In the Seventh Symphony, one of Mahler’s most imaginatively scored works, Sinopoli again uses tempo relations in the service of instrumental color. The string tremolos in the slow introduction to the first movement are heard as separate individual notes, so that they’re set apart from the same notes in the woodwinds. The leaden tempo in the Nachtmusik second movement forces you to hear each of Mahler’s bird calls in the winds as a separate line; they seem to be stumbling over one another — just the way a noisy flock of birds would sound. Again, principal lines are passed over while details that catch the conductor’s ear — strings playing on the bridge, odd instrumental combinations, repeated motifs — get brought out of left field and into the foreground. It would be a fantastic overall performance if not for a truly wayward account of the finale and some less than stellar playing by the Philharmonia.

The jewel of this set is a magnificent account of the Eighth Symphony, Mahler’s grandest musical experiment. Here it’s as if Mahler’s conception were so outsized that Sinopoli could do nothing more radical than embrace it completely. Whatever musical oddities crop up are simply swept along in the tremendous passion this performance generates. The first movement (a setting of the hymn "Veni Creator Spiritus") is all speed and power, whereas in the second (the final scene of Goethe’s Faust) Sinopoli shows his skill in pacing the ebb and flow of a complex musical journey. He also does a great job accompanying the huge cast of singers, reminding you why he was so highly regarded as an opera conductor. It’s always been my favorite recording of this near-impossible work.
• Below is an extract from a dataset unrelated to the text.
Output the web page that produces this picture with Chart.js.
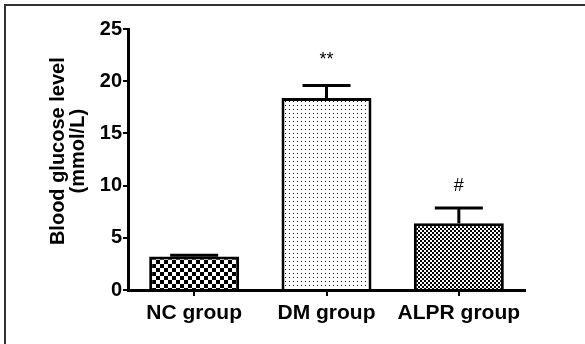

The last performance in the set is in some ways the most peculiar. The late song cycle Das Lied von der Erde was recorded in 1996 with the Dresden Staatskapelle, whose directorship Sinopoli had assumed after leaving the Philharmonia. The German orchestra gives this recording a lucidity its English counterparts couldn’t always summon. The result is a transparent reading in which all the colors of Mahler’s sound palette are laid out, and it sounds disarmingly natural and unaffected. No wild distortions or readjustments, just refined, idiomatic Mahler playing. This makes for a deeply moving account of Das Lied’s great final song, "Der Abschied," with some terrific wind playing and wonderful singing by Iris Vermillion.

Whether this or any other performance in the box constitutes a "critical benchmark" seems to me beside the point. Some of these readings are, of course, less successful than others — the Fourth and Sixth come to mind — but each has something to say about Mahler, and the finest ones offer perspectives on the music that are hard to come by from conductors more intent on absolute fidelity to the score. And Das Lied shows the extent to which Sinopoli could transcend his usual willfulness and lay out a piece of music with an almost Zen-like simplicity. It brings to mind yet another of his counterintuitive quips: "The conductor must make it possible to eliminate himself in the music. If the orchestra feels him doing that, then everything will go well."